After contacting a number of architects and engineers, the lawyer discovers that they are reluctant to express opinions concerning the reasonableness and merit of his client’s claims against the architects and engineers unless they have had an opportunity to study a number of records and other materials.

They advise that they need soils investigation reports, soil test reports, the plans and specification; amendments, addenda or revisions to the plans and specifications; architects’ and engineers’ field notes and field reports, inspection reports, contractor’s job logs, relevant correspondence and other materials. Also, the experts may want to interview key people involved with design, inspection and construction, including the contractor’s project manager and superintendent, the architect’s and engineer’s design and field observation personnel involved, and perhaps employees of subcontractors as well.

Those materials are not likely to be available without court discovery procedures and it is also unlikely that the expert consultants would be able to interview individuals involved on a voluntary basis. Accordingly, their depositions would have to be taken. Those tasks simply cannot be completed within the 60 days allowed for filing the certificate.
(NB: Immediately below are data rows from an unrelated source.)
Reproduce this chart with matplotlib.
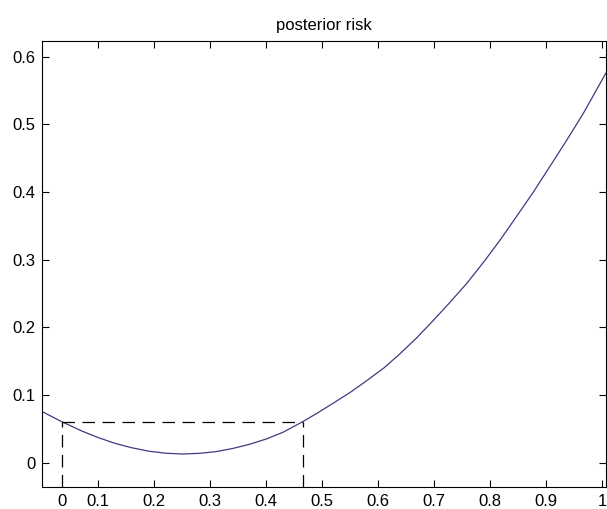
import matplotlib
matplotlib.use("Agg")
import matplotlib.pyplot as plt

# curve
risk_x = [0.000, 0.0346, 0.07, 0.10, 0.13, 0.16, 0.19, 0.22, 0.25, 0.28,
          0.31, 0.34, 0.37, 0.40, 0.43, 0.465, 0.4925, 0.5196, 0.55, 0.579,
          0.61, 0.6388, 0.668, 0.698, 0.728, 0.758, 0.7905, 0.8175, 0.847,
          0.877, 0.9066, 0.936, 0.966, 1.0066]
risk_y = [0.0753, 0.0606, 0.0470, 0.0370, 0.0285, 0.0220, 0.0170, 0.0140, 0.0128, 0.0138,
          0.0163, 0.0210, 0.0272, 0.0350, 0.0450, 0.0606, 0.0740, 0.0880, 0.1040, 0.1210,
          0.1400, 0.1610, 0.1840, 0.2100, 0.2370, 0.2650, 0.2990, 0.3290, 0.3640,
          0.4000, 0.4380, 0.4760, 0.5160, 0.5760]

# dashed guide
guide_x = [0.0346, 0.465]
guide_level = 0.0606

xtick_pos = [0.0346, 0.1, 0.2, 0.3, 0.4, 0.5, 0.6, 0.7, 0.8, 0.9, 1.0]
xtick_labels = ["0", "0.1", "0.2", "0.3", "0.4", "0.5", "0.6", "0.7", "0.8", "0.9", "1"]
ytick_pos = [0, 0.1, 0.2, 0.3, 0.4, 0.5, 0.6]
ytick_labels = ["0", "0.1", "0.2", "0.3", "0.4", "0.5", "0.6"]

plt.rcParams['font.family'] = ['Liberation Sans', 'DejaVu Sans']

fig = plt.figure(figsize=(6.07, 5.09), dpi=100)
ax = fig.add_axes([0.0697, 0.0438, 0.9287, 0.8756])

ymin, ymax = -0.0355, 0.623
ax.plot(risk_x, risk_y, color='#3c3c82', lw=0.9, solid_joinstyle='round')

dash = (0, (10, 6))
ax.plot(guide_x, [guide_level, guide_level], color='black', lw=0.9, linestyle=dash)
for gx in guide_x:
    ax.plot([gx, gx], [ymin, guide_level], color='black', lw=0.9, linestyle=dash)

ax.set_xlim(0, 1.0066)
ax.set_ylim(ymin, ymax)
ax.set_xticks(xtick_pos)
ax.set_xticklabels(xtick_labels)
ax.set_yticks(ytick_pos)
ax.set_yticklabels(ytick_labels)
ax.tick_params(direction='in', top=True, right=True, length=5, width=0.8,
               labelsize=12, pad=5, colors='black')
t0 = ax.xaxis.get_major_ticks()[0]
t0.tick1line.set_visible(False)
t0.tick2line.set_visible(False)
for s in ax.spines.values():
    s.set_linewidth(0.8)

ax.set_title("posterior risk", fontsize=12, pad=8)

fig.savefig("out.png", dpi=100)
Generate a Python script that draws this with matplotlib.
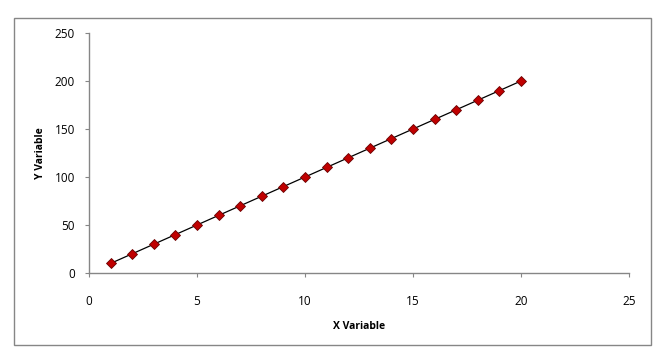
import numpy as np
import matplotlib.pyplot as plt
from matplotlib.patches import Rectangle

# Daten
x_vals = [1, 2, 3, 4, 5, 6, 7, 8, 9, 10, 11, 12, 13, 14, 15, 16, 17, 18, 19, 20]
y_vals = [10, 20, 30, 40, 50, 60, 70, 80, 90, 100, 110, 120, 130, 140, 150, 160, 170, 180, 190, 200]
x_ticks = [0, 5, 10, 15, 20, 25]
y_ticks = [0, 50, 100, 150, 200, 250]

plt.rcParams['font.family'] = ['Open Sans', 'DejaVu Sans']

fig = plt.figure(figsize=(6.71, 3.59), dpi=100)
ax = fig.add_axes([89 / 671, 1 - 273 / 359, 540 / 671, 240 / 359])

# Rahmen um das Diagramm
fig.patches.append(Rectangle((14 / 671, 1 - 345 / 359), 637 / 671, 327 / 359,
                             transform=fig.transFigure, fill=False,
                             edgecolor='#868686', linewidth=1.0))

ax.plot(x_vals, y_vals, color='black', linewidth=0.9, marker='D',
        markersize=5.5, markerfacecolor='#c00000', markeredgecolor='#6a0000',
        markeredgewidth=0.6)

ax.set_xlim(0, 25)
ax.set_ylim(0, 250)
ax.set_xticks(x_ticks)
ax.set_yticks(y_ticks)
for side in ['top', 'right']:
    ax.spines[side].set_visible(False)
for side in ['left', 'bottom']:
    ax.spines[side].set_color('#868686')
    ax.spines[side].set_linewidth(1.0)
ax.tick_params(axis='both', direction='out', length=3, color='#868686',
               labelsize=8.5)
ax.tick_params(axis='x', pad=13)
ax.tick_params(axis='y', pad=7)

ax.set_xlabel('X Variable', fontsize=7.5, fontweight='bold', labelpad=9)
ax.set_ylabel('Y Variable', fontsize=7.5, fontweight='bold', labelpad=6)

fig.savefig('out.png', dpi=100)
The “certificate of review” statute provides that non-compliance with its requirements “shall be grounds for dismissal” of the claim against the architect, engineer or land surveyor. If the statute was intended to prevent, complicate or deter suits against architects, engineers or land surveyors, it may enjoy some degree of success. It should be noted, also, that statutory efforts to screen claims (mostly medical malpractice claims) have been held unconstitutional in other jurisdictions.

Also, there is a question whether the “certificate of review” statute would meet constitutional muster under a Colorado constitutional provision which invalidates special or class legislation unless there is a valid purpose to discriminate by giving preference to one member of a class and not others. There appears no justification in the Colorado legislature for having made this law applicable to only the three professions and not having included the professions of law, medicine, accounting, undertaking, teaching, wrestling and a host of others.

The requirement of the new statute that a Colorado licensed and practicing member of the same discipline (architect, engineer or surveyor) be consulted is questionable in view of the fact that under some circumstances courts do not require experts from the same discipline. They recognize that persons in other fields, sometimes even laymen, may have sufficient expertise to qualify them to express expert opinions on certain matters. See, Friendship Heights Assoc. v. Koubek, 785 F.2d 1154 (4th Cir. 1986); Keel v. Titan Construction Corp., 721 P.2d 828 (Okla. App. 1980).

It is my opinion that the legislature that passed the “certificate of review” law was more concerned with the lobby-originated concept of “tort reform” than in adopting good, workable law.

Update note: In 1987 the Colorado General Assembly repealed and reenacted the “certificate of review” statute. The newly adopted statute applies to all licensed professionals (i.e. architects, engineers, land surveyors, lawyers, accountants, morticians, etc.), but is otherwise substantially similar to the statute discussed in this Brief.